Breast Cancer (BC) initiation and progression is accompanied by extensive extracellular matrix (ECM) deposition and remodelling. Tissue fibrosis can limit drug delivery to the tumour fuelling treatment resistance, as well as enabling cancer cell invasion and metastasis. In TNBC, the predominant treatment strategy is systemic taxane-based chemotherapy; however, this approach often shows only modest efficacy and can further advance the fibrotic response. Therefore, the use of anti-fibrotic therapies has gained significant momentum for improving therapy efficacy and extending patient survival.
Our laboratory and others have shown that targeting fibrosis and the Rho-associated protein kinase 1/2 (ROCK1/2) signalling pathway in a range of cancer types can impair cancer spread and improve response to standard-of-care chemotherapy; however, poor specificity and drug toxicity of ROCK inhibitors limits successful translation into the clinic.
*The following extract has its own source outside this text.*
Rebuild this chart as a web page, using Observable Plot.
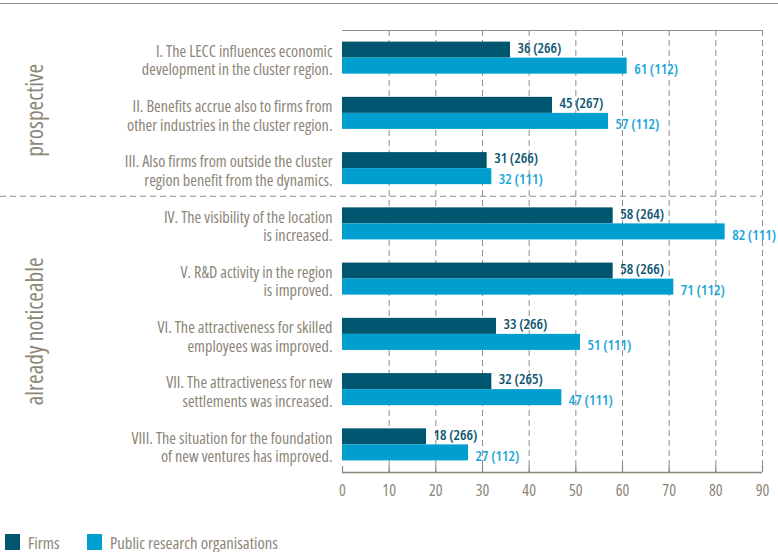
<!DOCTYPE html>
<html><head><meta charset="utf-8">
<script src="https://cdn.jsdelivr.net/npm/d3@7"></script>
<script src="https://cdn.jsdelivr.net/npm/@observablehq/plot@0.6"></script>
<style>
body{margin:0;background:#fff;}
#top{border-top:1px solid #8f8f8f;margin-top:3px;width:778px;height:0;}
#legend{display:flex;align-items:center;margin-left:5px;margin-top:13px;color:#8c8578;height:20px;}
.item{display:flex;align-items:center;}
.sw{width:15px;height:16px;display:inline-block;margin-right:8px;}
</style></head><body>
<div id="top"></div><div id="chart"></div><div id="legend"></div>
<script>
const categories = [
  "I. The LECC influences economic\ndevelopment in the cluster region.",
  "II. Benefits accrue also to firms from\nother industries in the cluster region.",
  "III. Also firms from outside the cluster\nregion benefit from the dynamics.",
  "IV. The visibility of the location\nis increased.",
  "V. R&D activity in the region\nis improved.",
  "VI. The attractiveness for skilled\nemployees was improved.",
  "VII. The attractiveness for new\nsettlements was increased.",
  "VIII. The situation for the foundation\nof new ventures has improved."
];
const firms  = [36, 45, 31, 58, 58, 33, 32, 18];
const firmsN = [266, 267, 266, 264, 266, 266, 265, 266];
const pro    = [61, 57, 32, 82, 71, 51, 47, 27];
const proN   = [112, 112, 111, 111, 112, 111, 111, 112];
const groups = ["prospective", "already noticeable"];
const groupOf = [0, 0, 0, 1, 1, 1, 1, 1];
const series = ["Firms", "Public research organisations"];
const xTicks = [0, 10, 20, 30, 40, 50, 60, 70, 80, 90];

const barColors = ["#00566f", "#009fd0"];
const labelColors = ["#0d5670", "#1aa6d8"];
const grey = "#8c8578";
const gridGrey = "#8e8e8e";

// ---- pick a condensed font available locally ----
function measure(text, family, stretch, size, weight) {
  const s = document.createElement("span");
  s.style.cssText = `position:absolute;visibility:hidden;white-space:pre;font-family:${family};font-stretch:${stretch};font-size:${size}px;font-weight:${weight || 400}`;
  s.textContent = text; document.body.appendChild(s);
  const w = s.getBoundingClientRect().width; s.remove(); return w;
}
const probe = "I. The LECC influences economic";
let FAMILY = '"DejaVu Sans Condensed", sans-serif', STRETCH = "normal";
for (const f of ['"Open Sans"', '"Noto Sans"', 'Roboto']) {
  const wn = measure(probe, f, "100%", 100), wc = measure(probe, f, "75%", 100);
  if (wc < wn * 0.92) { FAMILY = f + ', sans-serif'; STRETCH = "75%"; break; }
}
function fit(text, target, lo, hi, weight) {
  const w = measure(text, FAMILY, STRETCH, 100, weight);
  return Math.max(lo, Math.min(hi, 100 * target / w));
}
const fsCat = fit(probe, 184, 12, 16.2);
const fsVal = fit("82 (111)", 44, 11, 16, 600);
const fsGroup = fit("already noticeable", 148, 17, 24);
const fsLegend = fit("Public research organisations", 168, 12, 20);
const fsTick = 16;

const H = 0.29;
const rows = [];
categories.forEach((c, i) => {
  rows.push({i, s: 0, value: firms[i], n: firmsN[i], y1: i - H, y2: i, ym: i - H / 2});
  rows.push({i, s: 1, value: pro[i], n: proN[i], y1: i, y2: i + H, ym: i + H / 2});
});
const groupRows = groups.map((g, gi) => {
  const idx = groupOf.map((v, i) => v === gi ? i : null).filter(v => v !== null);
  return {label: g, y: d3.mean(idx)};
});
const sepY = groupOf.indexOf(1) - 0.5;

const W = 778, HT = 515, mL = 342, mR = 16, mT = 26, mB = 47;
const n = categories.length;

const marks = [
  Plot.ruleX(xTicks.slice(1), {stroke: gridGrey, strokeDasharray: "6,4"}),
  Plot.ruleY([-0.5], {stroke: gridGrey}),
  Plot.ruleY([sepY], {stroke: gridGrey, strokeDasharray: "6,4", insetLeft: -mL})
];
[0, 1].forEach(s => {
  marks.push(Plot.rect(rows.filter(d => d.s === s), {x1: () => 0, x2: "value", y1: "y1", y2: "y2", fill: barColors[s]}));
});
[0, 1].forEach(s => {
  marks.push(Plot.text(rows.filter(d => d.s === s), {
    x: "value", y: "ym", text: d => `${d.value} (${d.n})`,
    dx: 7, dy: s ? 3 : -2, textAnchor: "start", fill: labelColors[s],
    fontWeight: 600, fontSize: fsVal
  }));
});
marks.push(
  Plot.ruleY([n - 0.5], {stroke: grey, strokeWidth: 1.5}),
  Plot.ruleX(xTicks, {stroke: grey, strokeWidth: 1.2, insetTop: (HT - mB - mT) - 6}),
  Plot.text(categories, {frameAnchor: "left", y: (d, i) => i, text: d => d, textAnchor: "end",
    dx: -10, dy: 2, lineHeight: 18.5 / fsCat, fill: grey, fontSize: fsCat}),
  Plot.text(groupRows, {frameAnchor: "left", y: "y", text: "label", rotate: -90, textAnchor: "middle",
    dx: 35 - mL, dy: -3, fill: grey, fontSize: fsGroup})
);

const chart = Plot.plot({
  width: W, height: HT, marginLeft: mL, marginRight: mR, marginTop: mT, marginBottom: mB,
  style: {fontFamily: FAMILY, fontStretch: STRETCH, fontSize: fsTick + "px", color: grey, background: "white", overflow: "visible"},
  x: {domain: [0, 90], ticks: xTicks, tickSize: 0, tickPadding: 12, label: null},
  y: {domain: [-0.5, n - 0.5], range: [mT, HT - mB], axis: null},
  marks
});
document.getElementById("chart").appendChild(chart);

const legend = document.getElementById("legend");
legend.style.fontFamily = FAMILY;
legend.style.fontStretch = STRETCH;
legend.style.fontSize = fsLegend + "px";
series.forEach((s, k) => {
  const it = document.createElement("div");
  it.className = "item";
  if (k === 0) it.style.width = "82px";
  const sw = document.createElement("span");
  sw.className = "sw"; sw.style.background = barColors[k];
  const t = document.createElement("span"); t.textContent = s;
  it.appendChild(sw); it.appendChild(t);
  legend.appendChild(it);
});
</script>
</body></html>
Here, we assess efficacy of a novel, highly specific and clinically relevant ROCK2 inhibitor (ROCK2i).
Using publicly available BC patient cohorts, we show high ROCK2 expression significantly correlates with poorer patient survival. In collagen contraction and matrix production assays utilizing CAFs isolated from the PyMT mouse model and from human TNBC patients, we show that ROCK2i significantly decreases the ability of these CAFs to contract and remodel a collagen matrix and to produce a pro-tumorigenic ECM. In addition, we show that ROCK2i significantly decreases the proliferation and survival of both PyMT and MDA-MB-231 cancer cells in in vitro.
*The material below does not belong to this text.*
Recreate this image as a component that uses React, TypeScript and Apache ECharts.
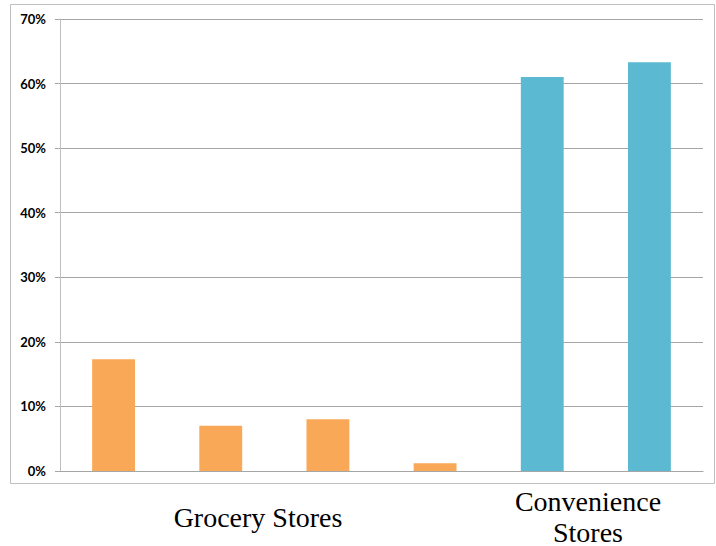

In vivo orthotopic experiments assessed the ability of ROCK2i to reduce tissue fibrosis and improve the response to standard-of-care chemotherapy. However, we were unable to show increased efficacy of chemotherapy when combined with ROCK2i in both chemo-insensitive PyMT and chemo-responsive MDA-MB-231 models.
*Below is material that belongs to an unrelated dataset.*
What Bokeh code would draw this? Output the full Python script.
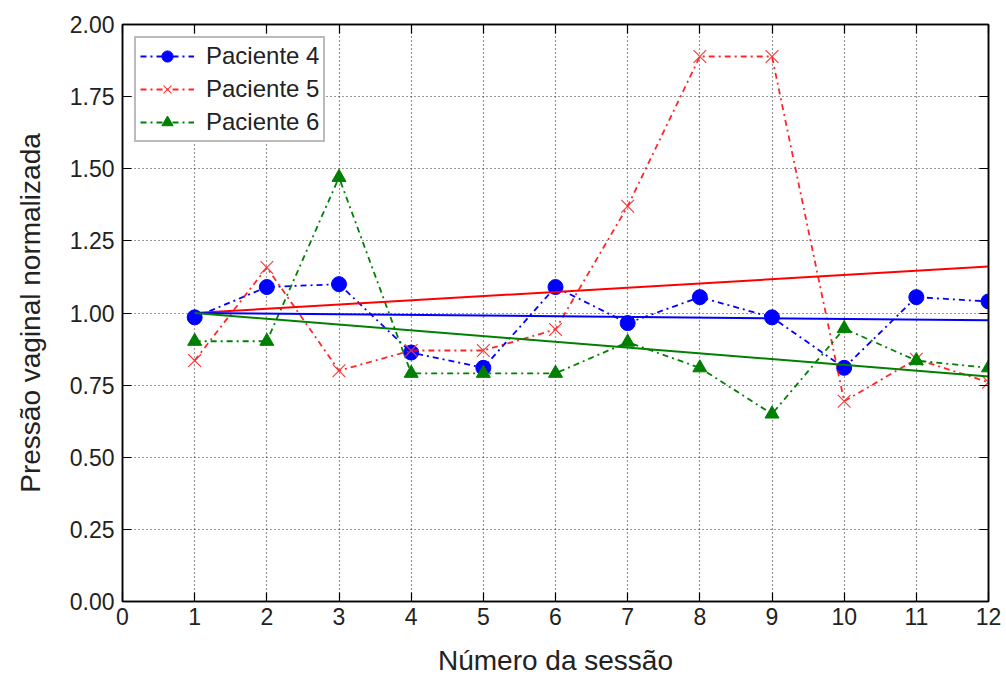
from bokeh.plotting import figure
from bokeh.models import (LinearAxis, Legend, LegendItem, FixedTicker, NumeralTickFormatter,
                          Range1d, CustomJSTickFormatter)
from bokeh.embed import file_html
from bokeh.resources import INLINE

sessions = [1, 2, 3, 4, 5, 6, 7, 8, 9, 10, 11, 12]
paciente4 = [0.985, 1.09, 1.10, 0.863, 0.81, 1.09, 0.965, 1.055, 0.985, 0.81, 1.055, 1.04]
paciente5 = [0.835, 1.158, 0.80, 0.87, 0.87, 0.943, 1.37, 1.889, 1.889, 0.694, 0.84, 0.76]
paciente6 = [0.902, 0.902, 1.47, 0.791, 0.791, 0.791, 0.899, 0.81, 0.65, 0.946, 0.835, 0.81]
trend_x = [1, 12]
trend4 = [1.0, 0.975]
trend5 = [1.0, 1.161]
trend6 = [1.0, 0.78]
labels = ["Paciente 4", "Paciente 5", "Paciente 6"]
x_ticks = list(range(0, 13))
y_ticks = [0.0, 0.25, 0.5, 0.75, 1.0, 1.25, 1.5, 1.75, 2.0]

FONT = "Liberation Sans"

p = figure(width=1006, height=679, output_backend="svg", toolbar_location=None,
           x_range=Range1d(0, 12), y_range=Range1d(0, 2))
p.min_border_left = 122
p.min_border_right = 18
p.min_border_top = 24
p.min_border_bottom = 78
p.outline_line_color = "black"
p.outline_line_width = 1.5
p.background_fill_color = "white"
p.border_fill_color = "white"

for ax in (p.xaxis[0], p.yaxis[0]):
    ax.major_tick_in = 9
    ax.major_tick_out = 0
    ax.minor_tick_line_color = None
    ax.axis_line_color = "black"
    ax.axis_line_width = 1.5
    ax.major_tick_line_color = "black"
    ax.major_tick_line_width = 1.2
    ax.major_label_text_font = FONT
    ax.major_label_text_font_size = "23px"
    ax.major_label_text_color = "#222222"
    ax.axis_label_text_font = FONT
    ax.axis_label_text_font_size = "28px"
    ax.axis_label_text_font_style = "normal"
    ax.axis_label_text_color = "#222222"

p.xaxis[0].ticker = FixedTicker(ticks=x_ticks)
p.yaxis[0].ticker = FixedTicker(ticks=y_ticks)
p.yaxis[0].formatter = NumeralTickFormatter(format="0.00")
p.xaxis[0].axis_label = "Número da sessão"
p.yaxis[0].axis_label = "Pressão vaginal normalizada"
p.xaxis[0].major_label_standoff = 6
p.yaxis[0].major_label_standoff = 8
p.xaxis[0].axis_label_standoff = 17
p.yaxis[0].axis_label_standoff = 21

right = LinearAxis(ticker=FixedTicker(ticks=y_ticks), formatter=CustomJSTickFormatter(code="return ''"),
                   major_tick_in=9, major_tick_out=0, minor_tick_line_color=None,
                   axis_line_color="black", axis_line_width=1.5, major_tick_line_width=1.2)
top = LinearAxis(ticker=FixedTicker(ticks=x_ticks), formatter=CustomJSTickFormatter(code="return ''"),
                 major_tick_in=9, major_tick_out=0, minor_tick_line_color=None,
                 axis_line_color="black", axis_line_width=1.5, major_tick_line_width=1.2)
p.add_layout(right, "right")
p.add_layout(top, "above")

for g in (p.xgrid[0], p.ygrid[0]):
    g.grid_line_color = "black"
    g.grid_line_alpha = 0.8
    g.grid_line_dash = "1 3"
    g.grid_line_width = 1.2
p.xgrid[0].ticker = FixedTicker(ticks=x_ticks)
p.ygrid[0].ticker = FixedTicker(ticks=y_ticks)

dash = "6 4 2 4"
l4 = p.line(sessions, paciente4, line_color="#0000ff", line_width=1.8, line_dash=dash)
s4 = p.scatter(sessions, paciente4, marker="circle", size=15, fill_color="#0000ff", line_color="#0000ff")
l5 = p.line(sessions, paciente5, line_color="#ff0000", line_width=1.8, line_dash=dash, line_alpha=0.85)
s5 = p.scatter(sessions, paciente5, marker="x", size=18, line_color="#ff3333", line_width=1.1)
l6 = p.line(sessions, paciente6, line_color="#008000", line_width=1.8, line_dash=dash)
s6 = p.scatter(sessions, paciente6, marker="triangle", size=14, fill_color="#008000", line_color="#008000")

p.line(trend_x, trend5, line_color="#ff0000", line_width=2)
p.line(trend_x, trend4, line_color="#0000ff", line_width=2)
p.line(trend_x, trend6, line_color="#008000", line_width=2)

legend = Legend(items=[LegendItem(label=labels[0], renderers=[l4, s4]),
                       LegendItem(label=labels[1], renderers=[l5, s5]),
                       LegendItem(label=labels[2], renderers=[l6, s6])],
                location="top_left")
legend.label_text_font = FONT
legend.label_text_font_size = "24px"
legend.label_text_color = "#222222"
legend.border_line_color = "#777777"
legend.border_line_width = 2
legend.glyph_width = 54
legend.glyph_height = 28
legend.label_standoff = 12
legend.spacing = 5
legend.padding = 4
legend.margin = 12
legend.background_fill_alpha = 1
p.add_layout(legend)

open("out.html", "w").write(file_html(p, INLINE))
Further investigation revealed that tumour fibrosis is increased following 3 chemotherapy cycles. We then postulated that timing ROCK2i in line with this increase in fibrosis may provide an alternate treatment strategy and show that delaying the commencement of ROCK2i in line with the accumulation of chemotherapy induced fibrosis shows slightly increased efficacy. This data indicates that ROCK2i may be valid treatment strategy to increase chemotherapy performance in TNBC but timing the addition of anti-fibrotic therapies is critical and warrants further investigation.